Молодой Маркс - страница 74
Углубление материализма
и движение к коммунизму:
исторические типы общества
«Рукопись 1843 года» представляет собой многогранное и определенным образом развивающееся целое. С самого начала противопоставляя гегелевскому идеализму материалистический подход к анализу действительности, Маркс в процессе критики уточняет и развивает свои позиции, обнаруживает все новые и новые преимущества материализма перед идеализмом, более полно и точно уясняет значение некоторых ранее выдвинутых им положений, приходит к новым теоретическим обобщениям. Внутренняя динамика рукописи отражает развитие воззрений молодого Маркса, зарождение элементов нового, подлинно научного мировоззрения.
Отличие Марксовой критики Гегеля от критики Гегеля Фейербахом коренится прежде всего в различии путей, приведших к этой критике. У Фейербаха таким путем были его теоретические исследования, главным образом в области философии религии. У Маркса это была борьба за социальные и политические интересы трудящихся, в ходе которой развивались его философские и социально-политические взгляды, взаимно обусловливая друг друга.
Отсюда и различие непосредственных объектов критики: у Фейербаха это спекулятивная теория религии и общефилософская концепция Гегеля; у Маркса – гегелевская философия права, т.е. спекулятивное учение об обществе.
Поэтому Фейербах, переворачивая гегелевскую философию, мог оставаться в пределах общефилософского вопроса о соотношении бытия и мышления. Перейдя на позиции материализма в понимании этого вопроса, он не затронул более конкретного вопроса: о соотношении общественного бытия и общественного сознания и остался идеалистом в понимании общества.
Маркс же, переворачивая гегелевскую философию именно в ее применении к обществу, должен был дать ответ и на более конкретный вопрос: о соотношении гражданского общества и государства. Правда, это пока еще не был вопрос о соотношении общественного бытия и общественного сознания, вследствие чего Маркс не сразу осознал всю громадность совершаемого им переворота в философии и некоторое время считал себя продолжателем дела Фейербаха. Тем не менее это был один из коренных вопросов, материалистическое решение которого открывало путь к научному пониманию общества в целом.

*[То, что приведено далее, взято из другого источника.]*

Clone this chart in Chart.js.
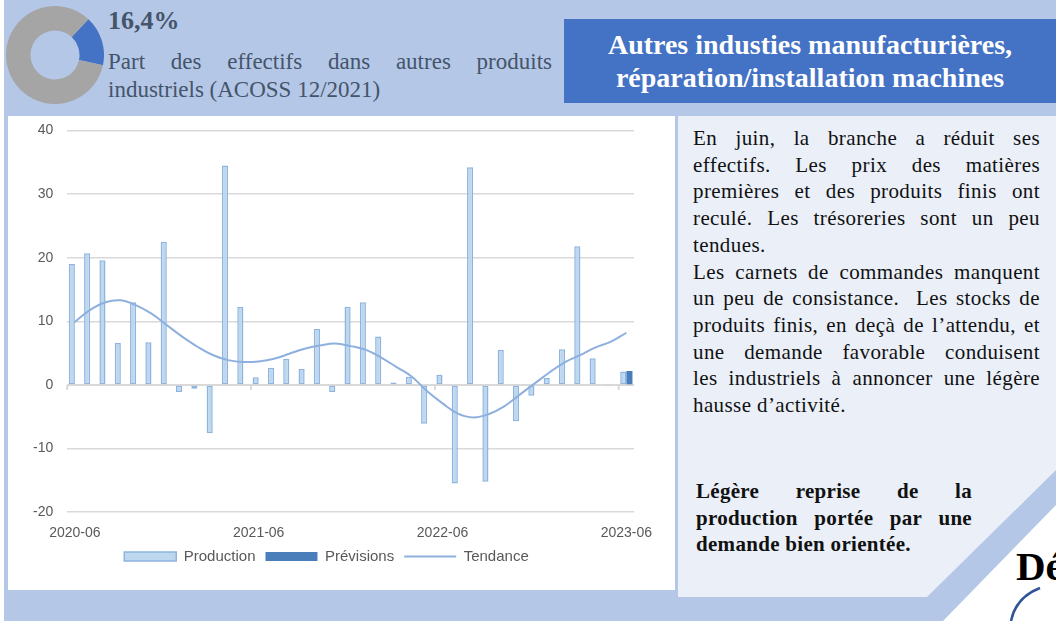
<!DOCTYPE html>
<html lang="fr">
<head>
<meta charset="utf-8">
<title>Autres industries manufacturières</title>
<script src="https://cdn.jsdelivr.net/npm/chart.js@4.4.1/dist/chart.umd.min.js"></script>
<style>
  body { margin: 0; width: 1056px; height: 621px; position: relative; overflow: hidden; background: #fff; font-family: "Liberation Serif", serif; }
  .fond { position: absolute; left: 4px; top: 0; width: 1052px; height: 621px; background: #b4c7e7; }
  .abs { position: absolute; }
  #donut-box { left: 6px; top: 6px; width: 98px; height: 98px; }
  .part-chiffre { left: 108px; top: 6px; font-weight: bold; font-size: 26px; color: #44546a; }
  .part-texte { left: 108px; top: 48px; width: 444px; font-size: 23px; line-height: 28px; color: #44546a; }
  .titre { left: 564px; top: 19px; width: 492px; height: 84px; background: #4472c4; color: #fff; font-weight: bold; font-size: 28px; line-height: 33px; text-align: center; padding-top: 9px; box-sizing: border-box; }
  .graph-box { left: 8px; top: 116px; width: 667px; height: 474px; background: #fff; }
  #graph-canvas { left: 8px; top: 108px; width: 667px; height: 482px; }
  .panneau { left: 678px; top: 116px; width: 378px; height: 481px; background: #eaeff8;
    clip-path: polygon(0 0, 378px 0, 378px 354px, 249px 481px, 0 481px); }
  .coin { left: 860px; top: 480px; width: 196px; height: 141px; background: #fff;
    clip-path: polygon(83px 141px, 196px 25px, 196px 141px); }
  .texte { left: 693px; top: 125px; width: 347px; font-size: 21px; line-height: 26.7px; color: #111; letter-spacing: 0.4px; }
  .concl { left: 696px; top: 478px; width: 276px; font-size: 21px; line-height: 26.7px; font-weight: bold; color: #111; letter-spacing: 0.3px; }
  .j { text-align: justify; text-align-last: justify; }
  .de { left: 1016px; top: 542px; font-weight: bold; font-size: 41px; color: #000; }
</style>
</head>
<body>
<div class="fond"></div>

<div id="donut-box" class="abs"><canvas id="donut" width="98" height="98"></canvas></div>
<div class="abs part-chiffre">16,4%</div>
<div class="abs part-texte">
  <div class="j">Part des effectifs dans autres produits</div>
  <div>industriels (ACOSS 12/2021)</div>
</div>

<div class="abs titre">Autres industies manufacturières,<br>réparation/installation machines</div>

<div class="abs graph-box"></div>
<div id="graph-canvas" class="abs"><canvas id="graphique" width="667" height="482"></canvas></div>

<div class="abs panneau"></div>
<div class="abs coin"></div>

<div class="abs texte">
  <div class="j">En juin, la branche a réduit ses</div>
  <div class="j">effectifs. Les prix des matières</div>
  <div class="j">premières et des produits finis ont</div>
  <div class="j">reculé. Les trésoreries sont un peu</div>
  <div>tendues.</div>
  <div class="j">Les carnets de commandes manquent</div>
  <div class="j">un peu de consistance.&nbsp; Les stocks de</div>
  <div class="j">produits finis, en deçà de l’attendu, et</div>
  <div class="j">une demande favorable conduisent</div>
  <div class="j">les industriels à annoncer une légère</div>
  <div>hausse d’activité.</div>
</div>

<div class="abs concl">
  <div class="j">Légère reprise de la</div>
  <div class="j">production portée par une</div>
  <div>demande bien orientée.</div>
</div>

<div class="abs de">Dé</div>
<svg class="abs" style="left:0;top:0" width="1056" height="621">
  <path d="M1011 621 Q1016 597 1040 588" fill="none" stroke="#2f5597" stroke-width="2.5"/>
</svg>

<script>
// donnees du graphique
const mois = ['2020-06','2020-07','2020-08','2020-09','2020-10','2020-11','2020-12',
  '2021-01','2021-02','2021-03','2021-04','2021-05','2021-06','2021-07','2021-08','2021-09','2021-10','2021-11','2021-12',
  '2022-01','2022-02','2022-03','2022-04','2022-05','2022-06','2022-07','2022-08','2022-09','2022-10','2022-11','2022-12',
  '2023-01','2023-02','2023-03','2023-04','2023-05','2023-06']

const production = [19.0, 20.7, 19.6, 6.6, 13.0, 6.7, 22.5, -1.1, -0.6, -7.6,
  34.5, 12.3, 1.2, 2.7, 4.1, 2.5, 8.8, -1.1, 12.3, 13.0,
  7.6, 0.4, 1.3, -6.1, 1.6, -15.5, 34.2, -15.2, 5.5, -5.7,
  -1.7, 1.1, 5.6, 21.8, 4.2, -0.2, 2.1]

const previsions = [null, null, null, null, null, null, null, null, null, null,
  null, null, null, null, null, null, null, null, null, null,
  null, null, null, null, null, null, null, null, null, null,
  null, null, null, null, null, null, 2.2]

const tendance = [9.9, 11.8, 13.0, 13.3, 12.5, 11.2, 9.4, 7.6, 6.0, 4.7,
  3.9, 3.6, 3.7, 4.1, 4.9, 5.7, 6.2, 6.5, 6.1, 5.5,
  4.3, 2.8, 1.3, -1.0, -2.9, -4.5, -5.1, -4.6, -3.4, -1.6,
  0.2, 2.0, 3.6, 4.7, 5.9, 6.8, 8.2]

const graduationsY = [-20, -10, 0, 10, 20, 30, 40]

// part des effectifs (donut)
const partLabels = ['Autres produits industriels', 'Reste']
const partValeurs = [16.4, 83.6]

const gris = '#595959'

new Chart(document.getElementById('donut'), {
  type: 'doughnut',
  data: {
    labels: partLabels,
    datasets: [{ data: partValeurs, backgroundColor: ['#4472c4', '#a5a5a5'], borderWidth: 0 }]
  },
  options: {
    responsive: false,
    animation: false,
    cutout: '50%',
    rotation: 43,
    plugins: { legend: { display: false }, tooltip: { enabled: false } }
  }
})

// petits traits de graduation sur la ligne du zero
const traitsZero = {
  id: 'traitsZero',
  beforeDatasetsDraw(chart) {
    const x = chart.scales.x, y = chart.scales.y
    const ctx = chart.ctx
    const y0 = y.getPixelForValue(0)
    const demi = (x.getPixelForValue(1) - x.getPixelForValue(0)) / 2
    ctx.save()
    ctx.strokeStyle = '#d9d9d9'
    ctx.lineWidth = 2
    ctx.beginPath()
    ctx.moveTo(x.left, y0)
    ctx.lineTo(x.right, y0)
    for (let i = 0; i < mois.length; i += 12) {
      const px = x.getPixelForValue(i) - demi
      ctx.moveTo(px, y0)
      ctx.lineTo(px, y0 + 5)
    }
    ctx.stroke()
    ctx.restore()
  }
}

new Chart(document.getElementById('graphique'), {
  type: 'bar',
  data: {
    labels: mois,
    datasets: [
      {
        label: 'Production',
        data: production,
        backgroundColor: '#bdd7ee',
        borderColor: '#8fb4e0',
        borderWidth: 1.5,
        borderSkipped: false,
        pointStyle: 'rect',
        order: 1
      },
      {
        label: 'Prévisions',
        data: previsions,
        backgroundColor: '#4a7ebb',
        borderColor: '#4a7ebb',
        borderWidth: 0,
        pointStyle: 'rect',
        order: 1
      },
      {
        type: 'line',
        label: 'Tendance',
        data: tendance,
        borderColor: '#8eb0de',
        backgroundColor: '#8eb0de',
        borderWidth: 2,
        pointRadius: 0,
        pointStyle: 'line',
        tension: 0.4,
        order: 0
      }
    ]
  },
  options: {
    responsive: false,
    animation: false,
    categoryPercentage: 0.8,
    barPercentage: 1.0,
    layout: { padding: { left: 11, right: 41, top: -2, bottom: 16 } },
    scales: {
      x: {
        grid: { display: false },
        border: { display: false },
        afterFit: function (axe) { axe.height -= 8 },
        ticks: {
          autoSkip: false,
          maxRotation: 0,
          color: gris,
          padding: 5,
          font: { family: 'Liberation Sans', size: 14 },
          callback: function (v, i) { return mois[i].endsWith('-06') ? mois[i] : '' }
        }
      },
      y: {
        min: -20,
        max: 40,
        afterBuildTicks: function (axe) { axe.ticks = graduationsY.map(v => ({ value: v })) },
        grid: { color: '#d9d9d9', lineWidth: 1.5, drawTicks: false },
        border: { display: false },
        ticks: { color: gris, padding: 14, font: { family: 'Liberation Sans', size: 14 } }
      }
    },
    plugins: {
      legend: {
        position: 'bottom',
        labels: {
          usePointStyle: true,
          pointStyleWidth: 52,
          boxHeight: 9,
          padding: 10,
          color: gris,
          font: { family: 'Liberation Sans', size: 15 },
          sort: (a, b) => a.datasetIndex - b.datasetIndex
        }
      },
      tooltip: { enabled: false }
    }
  },
  plugins: [traitsZero]
})
</script>
</body>
</html>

По мере развертывания критики гегелевской философии права центр внимания Маркса перемещается с общих вопросов к более конкретным. Непосредственный стимул к этому давал сам предмет критики: начиная с § 275 Гегель переходит к рассмотрению таких сторон современного ему общества, как «власть государя», «правительственная власть», «законодательная власть». Каждая из этих сторон, в свою очередь, предполагала анализ целого комплекса еще более детальных аспектов общества. В этом богатстве реальной проблематики, прорывающейся сквозь спекулятивную оболочку, вновь обнаруживается величие Гегеля как мыслителя.
Поистине Гегель был достоин критики Маркса. Даже будучи побеждаем, он многому учил своего победителя.
В «Рукописи 1843 года» Маркс уже нащупал ариаднину нить – философский материализм, – облегчавшую его движение к научному мировоззрению, но эта нить временами еще рвется, а сам Маркс пока не знает, куда именно она приведет его. Вот почему первым его движениям недостает уверенности, а подчас и точности.
Иногда это проявляется в чрезмерной придирчивости к Гегелю, которому с молодым задором ставятся в вину даже стилистические погрешности. Но прежде всего это находит отражение в том, что часто в понимании одной из сторон исследуемого объекта Маркс уже сделал решающий шаг вперед, а в понимании другой стороны этого же объекта он еще скован грузом прежних своих представлений. Такого рода противоречивость проявилась, например, в Марксовой трактовке социальной природы индивида.
«Функции и сферы деятельности государства связаны с индивидами (государство является действенным только через посредство индивидов)», – констатирует Маркс, освобождая от мистификации очередной тезис Гегеля. И далее подчеркивает: «Если бы Гегель исходил из действительных субъектов в качестве базисов государства, то для него не было бы никакой надобности в том, чтобы заставить государство превратиться мистическим образом в субъект» (1, с. 242, 244).